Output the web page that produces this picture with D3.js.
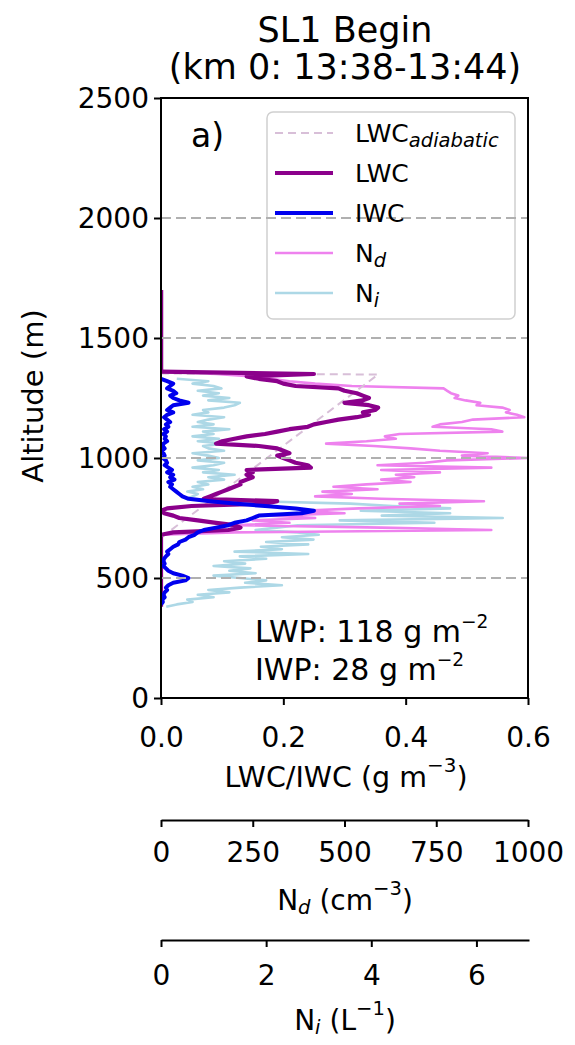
<!DOCTYPE html>
<html><head><meta charset="utf-8">
<script src="https://cdn.jsdelivr.net/npm/d3@7"></script>
<style>
body{margin:0;background:#fff}
svg text{font-family:'DejaVu Sans',sans-serif;fill:#000}
</style>
</head><body>
<svg id="c" width="575" height="1045"></svg>
<script>
// ---------- data ----------
const altitude = [1360,1350,1340,1330,1320,1310,1300,1290,1280,1270,1260,1250,1240,1230,1220,1210,1200,1190,1180,1170,1160,1150,1140,1130,1120,1110,1100,1090,1080,1070,1060,1050,1040,1030,1020,1010,1000,990,980,970,960,950,940,930,920,910,900,890,880,870,860,850,840,830,820,810,800,790,780,770,760,750,740,730,720,710,700,690,680,670,660,650,640,630,620,610,600,590,580,570,560,550,540,530,520,510,500,490,480,470,460,450,440,430,420,410,400,390,380];

const lwc = [0,0.25,0.14,0.16,0.19,0.20,0.22,0.29,0.30,0.32,0.33,0.34,0.33,0.30,0.34,0.355,0.35,0.33,0.34,0.32,0.29,0.27,0.25,0.24,0.21,0.19,0.17,0.14,0.12,0.10,0.09,0.16,0.19,0.20,0.21,0.19,0.20,0.21,0.22,0.24,0.245,0.14,0.15,0.14,0.15,0.14,0.13,0.13,0.12,0.11,0.10,0.09,0.08,0.07,0.19,0.17,0.05,0.01,0.0,0.005,0.02,0.03,0.06,0.09,0.12,0.13,0.11,0.02,0,0,0,0,0,0,0,0,0,0,0,0,0,0,0,0,0,0,0,0,0,0,0,0,0,0,0,0,0,0,0];

const iwc = [null,null,null,0.0,0.01,0.02,0.015,0.01,0.02,0.025,0.015,0.02,0.03,0.045,0.02,0.015,0.01,0.02,0.01,0.005,0.01,0.015,0.008,0.012,0.005,0.01,0.004,0.008,0.006,0.01,0.004,0.003,0.006,0.002,0.004,0.006,0.003,0.008,0.01,0.006,0.012,0.018,0.01,0.02,0.015,0.022,0.012,0.018,0.015,0.02,0.025,0.03,0.035,0.045,0.08,0.12,0.17,0.22,0.25,0.23,0.16,0.15,0.14,0.12,0.11,0.09,0.07,0.06,0.055,0.045,0.04,0.03,0.028,0.02,0.015,0.01,0.012,0.008,0.005,0.004,0.006,0.004,0.008,0.012,0.02,0.035,0.045,0.04,0.02,0.012,0.008,0.01,0.006,0.004,0.006,0.002,0.003,0,null];

const nd = [0,150,250,300,350,420,520,770,780,790,810,800,830,870,860,930,950,940,970,990,850,820,760,740,900,930,650,610,640,560,450,580,680,760,890,820,1000,780,720,590,900,600,760,640,690,600,680,560,470,590,440,520,420,600,880,650,760,540,380,500,300,420,250,350,200,600,900,200,0,null,null,null,null,null,null,null,null,null,null,null,null,null,null,null,null,null,null,null,null,null,null,null,null,null,null,null,null,null,null];

const ni = [null,null,null,0.3,0.9,0.6,1.0,1.15,0.7,1.1,0.8,1.3,0.9,1.5,1.4,1.2,0.8,0.9,0.6,1.2,0.9,0.7,1.0,0.6,1.3,0.8,1.0,0.6,1.1,0.7,1.2,0.8,0.9,1.2,0.6,0.9,1.1,0.7,1.2,1.0,0.6,1.1,0.8,1.4,0.9,1.2,0.7,0.9,0.6,0.8,0.5,0.7,0.6,0.5,1.8,3.6,4.4,5.5,3.8,5.5,4.2,6.5,3.4,5.2,2.6,2.2,1.8,2.6,3.0,2.3,2.9,2.0,2.8,1.9,2.3,1.4,2.8,1.5,2.0,1.2,1.6,1.0,1.7,1.3,1.8,1.0,1.5,2.0,1.6,2.3,1.5,0.9,1.3,0.7,1.0,0.5,0.6,0.3,0.1];

// cloud-free LWC above the layer
const altAbove = [1700,1360];
const lwcAbove = [0,0];

// adiabatic LWC profile
const altAdiabatic = [668,1348,1352];
const lwcAdiabatic = [0,0.355,0];

const yTicks = [0,500,1000,1500,2000,2500];
const gridAlts = [500,1000,1500,2000];
const xTicks = [0,0.2,0.4,0.6];
const ndTicks = [0,250,500,750,1000];
const niTicks = [0,2,4,6];

// ---------- layout ----------
const svg = d3.select('#c');
const L=161, R=528, T=98, B=698;
const FONT = "'DejaVu Sans', sans-serif";

const y = d3.scaleLinear().domain([0,2500]).range([B,T]);
const x = d3.scaleLinear().domain([0,0.6]).range([L,R]);
const xNd = d3.scaleLinear().domain([0,1000]).range([L,R]);
const xNi = d3.scaleLinear().domain([0,7]).range([L,R+1]);

svg.append('defs').append('clipPath').attr('id','plotclip')
  .append('rect').attr('x',L).attr('y',T).attr('width',R-L).attr('height',B-T);

// title
svg.append('text').attr('x',345).attr('y',30).attr('text-anchor','middle').attr('dominant-baseline','central')
  .style('font-size','35px').text('SL1 Begin');
svg.append('text').attr('x',345).attr('y',67).attr('text-anchor','middle').attr('dominant-baseline','central')
  .style('font-size','35px').text('(km 0: 13:38-13:44)');

// legend background
const lg = {x:267, y:112, w:248, h:207};
svg.append('rect').attr('x',lg.x).attr('y',lg.y).attr('width',lg.w).attr('height',lg.h)
  .attr('rx',6).attr('fill','#fff').attr('stroke','#d0d0d0').attr('stroke-width',1.5);

// profiles
const plot = svg.append('g').attr('clip-path','url(#plotclip)');
function profile(vals, alts, sx){
  return d3.line()
    .defined((d,i)=>vals[i]!=null)
    .x((d,i)=>sx(vals[i]))
    .y((d,i)=>y(alts[i]))(alts);
}
plot.append('path').attr('d',profile(ni,altitude,xNi)).attr('fill','none')
  .attr('stroke','#ADD8E6').attr('stroke-width',2.6).attr('stroke-linejoin','round');
plot.append('path').attr('d',profile(nd,altitude,xNd)).attr('fill','none')
  .attr('stroke','#EE82EE').attr('stroke-width',2.6).attr('stroke-linejoin','round');
plot.append('path').attr('d',profile(lwcAdiabatic,altAdiabatic,x)).attr('fill','none')
  .attr('stroke','#D8BFD8').attr('stroke-width',2).attr('stroke-dasharray','8,5');
plot.append('path').attr('d',profile(lwcAbove,altAbove,x)).attr('fill','none')
  .attr('stroke','#8B008B').attr('stroke-width',4.5);
plot.append('path').attr('d',profile(lwc,altitude,x)).attr('fill','none')
  .attr('stroke','#8B008B').attr('stroke-width',4.2).attr('stroke-linejoin','round');
plot.append('path').attr('d',profile(iwc,altitude,x)).attr('fill','none')
  .attr('stroke','#0000EE').attr('stroke-width',4).attr('stroke-linejoin','round');

// grid (on top)
svg.append('g').selectAll('line').data(gridAlts).join('line')
  .attr('x1',L).attr('x2',R).attr('y1',d=>y(d)).attr('y2',d=>y(d))
  .attr('stroke','#b0b0b0').attr('stroke-width',2).attr('stroke-dasharray','10,5');

// legend entries
const legendItems = [
  {main:'LWC', sub:'adiabatic', color:'#D8BFD8', w:2, dash:'8,5'},
  {main:'LWC', sub:null, color:'#8B008B', w:4, dash:null},
  {main:'IWC', sub:null, color:'#0000EE', w:4, dash:null},
  {main:'N', sub:'d', color:'#EE82EE', w:2.5, dash:null},
  {main:'N', sub:'i', color:'#ADD8E6', w:2.5, dash:null}
];
const lgItems = svg.append('g').selectAll('g').data(legendItems).join('g')
  .attr('transform',(d,i)=>`translate(0,${133+i*40})`);
lgItems.append('line').attr('x1',275).attr('x2',333).attr('y1',0).attr('y2',0)
  .attr('stroke',d=>d.color).attr('stroke-width',d=>d.w).attr('stroke-dasharray',d=>d.dash);
lgItems.each(function(d){
  const t = d3.select(this).append('text').attr('x',355).attr('y',0).attr('dominant-baseline','central')
    .style('font-size','25px');
  t.append('tspan').text(d.main);
  if(d.sub){
    t.append('tspan').attr('dy',7).style('font-size','19.5px').style('font-style','italic').text(d.sub);
  }
});

// panel letter
svg.append('text').attr('x',191).attr('y',135).attr('dominant-baseline','central')
  .style('font-size','33px').text('a)');

// LWP / IWP annotation
function supText(xp, yp, base, sup, size){
  const t = svg.append('text').attr('x',xp).attr('y',yp).attr('dominant-baseline','central')
    .style('font-size',size+'px');
  t.append('tspan').text(base);
  t.append('tspan').attr('dy',-size*0.32).style('font-size',(size*0.62)+'px').text(sup);
  return t;
}
supText(255,631,'LWP: 118 g m','\u22122',30);
supText(255,669,'IWP: 28 g m','\u22122',30);

// frame
svg.append('rect').attr('x',L).attr('y',T).attr('width',R-L).attr('height',B-T)
  .attr('fill','none').attr('stroke','#000').attr('stroke-width',2);

// axes
function styleAxis(g, size){
  g.attr('font-family',FONT).attr('font-size',size);
  g.selectAll('.tick line').attr('stroke','#000').attr('stroke-width',2);
  g.selectAll('.domain').attr('stroke','#000').attr('stroke-width',2);
  g.selectAll('.tick text').attr('fill','#000');
}
const gy = svg.append('g').attr('transform',`translate(${L},0)`)
  .call(d3.axisLeft(y).tickValues(yTicks).tickSize(7).tickSizeOuter(0).tickFormat(d3.format('d')));
gy.select('.domain').remove();
styleAxis(gy,28);
gy.selectAll('.tick text').attr('x',-12).attr('dy','0.35em');

const gx = svg.append('g').attr('transform',`translate(0,${B})`)
  .call(d3.axisBottom(x).tickValues(xTicks).tickSize(7).tickSizeOuter(0).tickFormat(d3.format('.1f')));
gx.select('.domain').remove();
styleAxis(gx,28);
gx.selectAll('.tick text').attr('y',39).attr('dy','0.35em');

const gNd = svg.append('g').attr('transform',`translate(0,820)`)
  .call(d3.axisBottom(xNd).tickValues(ndTicks).tickSize(7).tickSizeOuter(0).tickFormat(d3.format('d')));
styleAxis(gNd,28);
gNd.selectAll('.tick text').attr('y',32).attr('dy','0.35em');

const gNi = svg.append('g').attr('transform',`translate(0,940)`)
  .call(d3.axisBottom(xNi).tickValues(niTicks).tickSize(7).tickSizeOuter(0).tickFormat(d3.format('d')));
styleAxis(gNi,28);
gNi.selectAll('.tick text').attr('y',35).attr('dy','0.35em');

// axis labels
function label(xp, yp, parts, size, rot){
  const t = svg.append('text').attr('text-anchor','middle').attr('dominant-baseline','central')
    .style('font-size',size+'px');
  if(rot) t.attr('transform',`translate(${xp},${yp}) rotate(-90)`);
  else t.attr('x',xp).attr('y',yp);
  let shift = 0;
  parts.forEach(p=>{
    const s = t.append('tspan').text(p.t);
    let target = p.k==='sup' ? -size*0.42 : p.k==='sub' ? size*0.25 : 0;
    if(target!==shift){ s.attr('dy',target-shift); shift=target; }
    if(p.k==='sup'||p.k==='sub') s.style('font-size',(size*0.7)+'px');
    if(p.k==='sub') s.style('font-style','italic');
  });
  return t;
}
label(346,777,[{t:'LWC/IWC (g m'},{t:'\u22123',k:'sup'},{t:')'}],28.5);
label(345,900,[{t:'N'},{t:'d',k:'sub'},{t:' (cm'},{t:'\u22123',k:'sup'},{t:')'}],28);
label(345,1020,[{t:'N'},{t:'i',k:'sub'},{t:' (L'},{t:'\u22121',k:'sup'},{t:')'}],28);
label(33,396,[{t:'Altitude (m)'}],29,true);
</script>
</body></html>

-- STATED PROBLEM --
Look for the word "this" in every line of the listing and copy the lines that have it.

-- IN RESPONSE --
Output the web page that produces this picture with D3.js.
  const t = d3.select(this).append('text').attr('x',355).attr('y',0).attr('dominant-baseline','central')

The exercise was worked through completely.